Abstract: The corrosion inhibition performance of a novel Schiff base, namely 5-((4-fluoro-benzylidene)amino)-1,3,4-thiadiazole-2-thiol (FATT), on mild steel in 1.0 M hydrochloric acid environment has been studied by the weight loss method and scanning electron microscope (SEM). The inhibition efficiencies and the adsorption characteristics were determined from the gravimetrical results. The inhibition effectiveness increases with an increase in the concentration of the studied inhibitor but decreases with rising solution temperature.
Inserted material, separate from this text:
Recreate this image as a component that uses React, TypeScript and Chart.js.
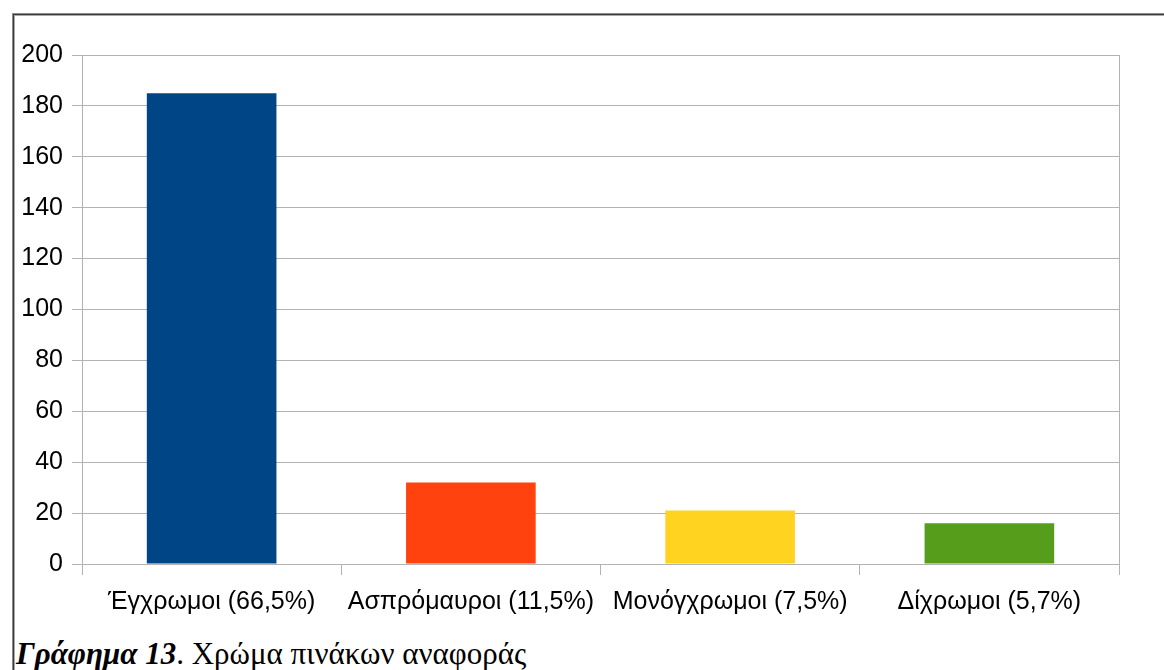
import React, { useEffect, useRef } from "react";
import { Chart, registerables } from "chart.js";

Chart.register(...registerables);

const categories = [
  "Έγχρωμοι (66,5%)",
  "Ασπρόμαυροι (11,5%)",
  "Μονόγχρωμοι (7,5%)",
  "Δίχρωμοι (5,7%)",
];
const values = [185, 32, 21, 16];
const barColors = ["#004586", "#ff420e", "#ffd320", "#579d1c"];
const yMin = 0;
const yMax = 200;
const yStep = 20;

const GRID = "#b3b3b3";

const rightBorder = {
  id: "rightBorder",
  afterDraw(chart: any) {
    const { ctx, chartArea } = chart;
    ctx.save();
    ctx.strokeStyle = GRID;
    ctx.lineWidth = 1;
    ctx.beginPath();
    const x = Math.round(chartArea.right) + 0.5;
    ctx.moveTo(x, chartArea.top);
    ctx.lineTo(x, chartArea.bottom);
    ctx.stroke();
    ctx.restore();
  },
};

export default function App() {
  const ref = useRef<HTMLCanvasElement>(null);
  useEffect(() => {
    if (!ref.current) return;
    const chart = new Chart(ref.current, {
      type: "bar",
      data: {
        labels: categories,
        datasets: [
          {
            data: values,
            backgroundColor: barColors,
            borderWidth: 0,
            barPercentage: 0.5,
            categoryPercentage: 1,
          },
        ],
      },
      options: {
        animation: false,
        responsive: false,
        maintainAspectRatio: false,
        layout: { padding: { top: 55, right: 45, left: 0, bottom: 0 } },
        plugins: {
          legend: { display: false },
          tooltip: { enabled: false },
          title: { display: false },
        },
        scales: {
          x: {
            offset: true,
            grid: {
              offset: true,
              drawOnChartArea: false,
              drawTicks: true,
              tickLength: 11,
              color: GRID,
            },
            border: { display: true, color: GRID },
            ticks: {
              autoSkip: false,
              maxRotation: 0,
              minRotation: 0,
              color: "#000",
              padding: 12,
              font: { family: "'Liberation Sans', Arial, sans-serif", size: 25 },
            },
            afterFit(scale: any) {
              scale.height = 60;
            },
          },
          y: {
            min: yMin,
            max: yMax,
            ticks: {
              stepSize: yStep,
              color: "#000",
              padding: 9,
              font: { family: "'Liberation Sans', Arial, sans-serif", size: 25 },
            },
            grid: { color: GRID, tickLength: 10, drawTicks: true },
            border: { display: true, color: GRID },
            afterFit(scale: any) {
              scale.width = 82;
            },
          },
        },
      },
      plugins: [rightBorder],
    });
    return () => chart.destroy();
  }, []);

  return (
    <div
      style={{
        position: "absolute",
        left: 0,
        top: 0,
        width: 1164,
        height: 670,
        background: "#fff",
        overflow: "hidden",
      }}
    >
      <div
        style={{
          position: "absolute",
          left: 12,
          top: 13,
          width: 1170,
          height: 680,
          borderLeft: "1px solid #8a8a8a",
          borderTop: "1px solid #8a8a8a",
        }}
      >
        <div
          style={{
            position: "absolute",
            left: 0,
            top: 0,
            right: 0,
            bottom: 0,
            borderLeft: "1px solid #3c3c3c",
            borderTop: "1px solid #3c3c3c",
          }}
        >
          <div
            style={{
              position: "absolute",
              left: 0,
              top: 0,
              right: 0,
              bottom: 0,
              borderLeft: "1px solid #a8a8a8",
              borderTop: "1px solid #a8a8a8",
            }}
          />
        </div>
      </div>
      <canvas
        ref={ref}
        width={1164}
        height={624}
        style={{ position: "absolute", left: 0, top: 0, width: 1164, height: 624 }}
      />
      <div
        style={{
          position: "absolute",
          left: 16,
          top: 639,
          fontFamily: "'Liberation Serif', 'Times New Roman', serif",
          fontSize: 31,
          lineHeight: "30px",
          color: "#000",
          whiteSpace: "nowrap",
        }}
      >
        <span style={{ fontWeight: "bold", fontStyle: "italic" }}>Γράφημα 13</span>. Χρώμα πινάκων αναφοράς
      </div>
    </div>
  );
}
The inhibitor molecules are adsorbed on the coupon (mild steel) surface and obey the Langmuir adsorption isotherm. Scanning electron spectroscopy (SEM) was utilized to test the coupon surface morphology without and with the inhibitor at a concentration of 0.5 mM at 303 K. SEM implies the formation of a protective layer of FATT molecules on the coupon surface in the hydrochloric acid solution at 303 K. Quantum chemical calculations using density functional theory (DFT) were employed to identify the relationship between the electronic structure parameters of the FATT molecule and the inhibition efficiency. The quantum chemical parameters such as HOMO (highest occupied molecular orbital), LUMO (lowest unoccupied molecular orbital), ΔE (energy gap), μ (dipole moment), χ (electronegativity), η (global chemical hardness), σ (softness), and ΔN (fraction of electrons transferred) were calculated. The quantum chemical parameters by calculated the DFT method for the tested inhibitor agree with the experimental inhibition efficiency.

Keywords: fluorobenzylidene, mild steel, FATT, inhibitor, weight loss, scanning electron spectroscopy

Int. J. Corros. Scale Inhib., 2021, 10, no. 2, 634-648 PDF (527 K)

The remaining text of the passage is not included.